Prioritizing Our Priorities

Person in a crowd holding protest sign that says "Wake Up" with an image of the Earth on fire

The headline in the November 14, 2019 National Catholic Reporter flashed the latest news: Abortion preeminent issue, global warming not urgent, say bishops.

Despite so very much to choose from, the declaration that climate change is not urgent and that abortion must take priority particularly fired my outrage. I have to say what young environmental activist, Greta Thunberg, said to the adults assembled at the United Nations as she spoke of our leaving it to young people to resolve the climate crisis:

“How Dare You.”

This is not the format, nor my interest, to get into the abortion debate. I want, instead, to get into the “priority” debate. This is the world at stake; every life at stake and, as if the term urgency weren’t critical enough, the issue of climate change (“Global warming” is a passe, too limited term; bishops…keep up) is critically urgent.

Person in a crowd holding protest sign that says "Wake Up" with an image of the Earth on fire
Photo by Markus Spiske on Unsplash

If we are going to do “The Great Work” as past and present scientists and Jesuit priests, Teilhard de Chardin and Thomas Berry, call for, let the truly greatest and the highest of priorities be: the salvation and preservation of all life on the planet. In fact, in this, according to Berry, we really have no choice:

The Great Work before us, the task of moving modern industrial civilization from its present devastating influence on Earth to a more benign mode of human presence, is not a role that we have chosen. We did not choose. We were chosen by some power beyond ourselves for this historical task. We do not choose the moment of our birth, who our parents will be, or our particular culture. We do not choose the status of spiritual insight or political or economic conditions that will be the context of our lives. We are, as it were, thrown into existence with a challenge and a role that is beyond any personal choice. The nobility of our lives, however, depends upon the manner in which we come to understand and fulfill our assigned role.

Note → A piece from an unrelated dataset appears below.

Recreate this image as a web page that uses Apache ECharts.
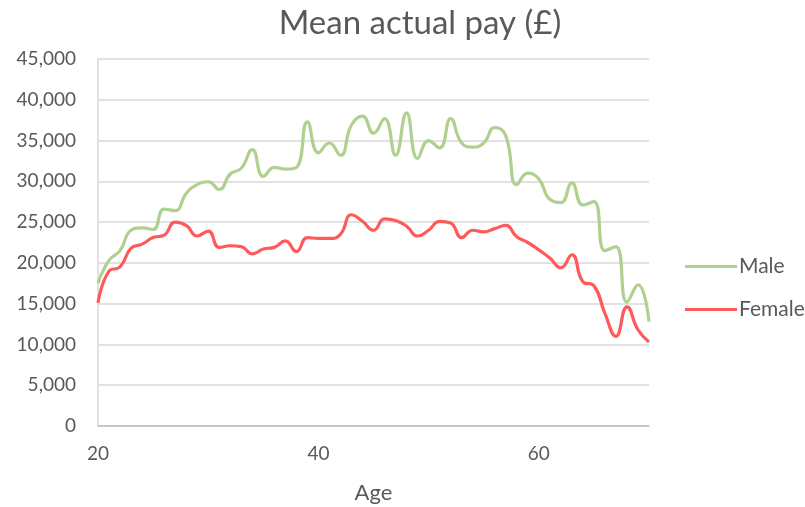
<!DOCTYPE html>
<html>
<head>
<meta charset="utf-8">
<script src="https://cdn.jsdelivr.net/npm/echarts@6/dist/echarts.min.js"></script>
<style>
  html, body { margin: 0; padding: 0; background: #ffffff; }
  #chart { width: 805px; height: 507px; }
</style>
</head>
<body>
<div id="chart"></div>
<script>
// Ages 20 to 70, one point per year of age
const ages = [
  20, 21, 22, 23, 24, 25, 26, 27, 28, 29,
  30, 31, 32, 33, 34, 35, 36, 37, 38, 39,
  40, 41, 42, 43, 44, 45, 46, 47, 48, 49,
  50, 51, 52, 53, 54, 55, 56, 57, 58, 59,
  60, 61, 62, 63, 64, 65, 66, 67, 68, 69,
  70
];

// Mean actual pay (£) by age
const malePay = [
  17500, 20300, 21500, 24000, 24300, 24100, 26600, 26400, 28500, 29600,
  29950, 29000, 30900, 31600, 33900, 30600, 31700, 31500, 31700, 37300,
  33500, 34700, 33200, 36900, 38000, 35900, 37700, 33200, 38400, 32800,
  35000, 34100, 37700, 34700, 34200, 34700, 36600, 35600, 29600, 31000,
  30300, 27800, 27400, 29800, 27100, 27500, 21500, 22000, 15200, 17300,
  12800
];

const femalePay = [
  15100, 19000, 19500, 21800, 22300, 23100, 23400, 25000, 24600, 23300,
  23900, 21900, 22100, 22000, 21100, 21700, 21900, 22700, 21400, 23100,
  23000, 23000, 23500, 25900, 25100, 24000, 25400, 25200, 24500, 23300,
  24000, 25100, 24900, 23100, 24000, 23800, 24200, 24600, 23200, 22500,
  21600, 20600, 19400, 21000, 17700, 17200, 13800, 11000, 14600, 11800,
  10300
];

const seriesNames = ['Male', 'Female'];
const seriesColors = ['#AFD08E', '#FF5A5A'];

const chart = echarts.init(document.getElementById('chart'), null, { renderer: 'canvas' });

const textColor = '#595959';
const fontFamily = 'Lato, "Noto Sans", sans-serif';

chart.setOption({
  animation: false,
  backgroundColor: '#ffffff',
  title: {
    text: 'Mean actual pay (£)',
    left: 415,
    textAlign: 'center',
    top: 2,
    textStyle: { color: textColor, fontSize: 33, fontWeight: 'normal', fontFamily: fontFamily }
  },
  grid: { left: 98, right: 156, top: 59, bottom: 81, containLabel: false, outerBoundsMode: 'none' },
  legend: {
    orient: 'vertical',
    left: 680,
    top: 251,
    itemWidth: 52,
    itemHeight: 3,
    itemGap: 22,
    icon: 'rect',
    textStyle: { color: textColor, fontSize: 21, fontFamily: fontFamily, padding: [0, 0, 0, -3] },
    data: seriesNames
  },
  xAxis: {
    type: 'category',
    data: ages,
    boundaryGap: false,
    name: 'Age',
    nameLocation: 'middle',
    nameGap: 56,
    nameTextStyle: { color: textColor, fontSize: 22, fontFamily: fontFamily },
    axisLine: { show: true, lineStyle: { color: '#BFBFBF', width: 1.5 } },
    axisTick: { show: false },
    axisLabel: {
      interval: 19,
      color: textColor,
      fontSize: 19,
      fontFamily: fontFamily,
      margin: 18
    },
    splitLine: { show: false }
  },
  yAxis: {
    type: 'value',
    min: 0,
    max: 45000,
    interval: 5000,
    axisLine: { show: true, lineStyle: { color: '#D9D9D9', width: 1.5 } },
    axisTick: { show: false },
    axisLabel: {
      color: textColor,
      fontSize: 19,
      fontFamily: fontFamily,
      margin: 22,
      formatter: function (v) { return v.toLocaleString('en-GB'); }
    },
    splitLine: { show: true, lineStyle: { color: '#D9D9D9', width: 1.5 } }
  },
  series: [
    {
      name: seriesNames[0],
      type: 'line',
      data: malePay,
      smooth: 0.5,
      symbol: 'none',
      color: seriesColors[0],
      lineStyle: { width: 3.2, color: seriesColors[0] }
    },
    {
      name: seriesNames[1],
      type: 'line',
      data: femalePay,
      smooth: 0.5,
      symbol: 'none',
      color: seriesColors[1],
      lineStyle: { width: 3.2, color: seriesColors[1] }
    }
  ]
});
</script>
</body>
</html>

What if, bishops, we all worked together for mutual enhancement, not only for our sake but for the sake of all living things now and in the future. What if, bishops, we took on the truly great task before us. What if, bishops, we preserved, protected, and revered the revelations that continually happen in and though the earth. Again, Thomas Berry:

If the dynamics of the universe from the beginning shaped the course of the heavens, lighted the sun, and formed the Earth; if this same dynamism brought forth the continents and seas and atmosphere; if it awakened life in the primordial cell and then brought into being the unnumbered variety of living beings and finally brought humans into being and guided us safely through the turbulent centuries, there is reason to believe this same guiding process is precisely what has awakened in us our present understanding of ourselves and our relationship to this stupendous process. Sensitized to this guidance we can have confidence in the future that awaits the human venture.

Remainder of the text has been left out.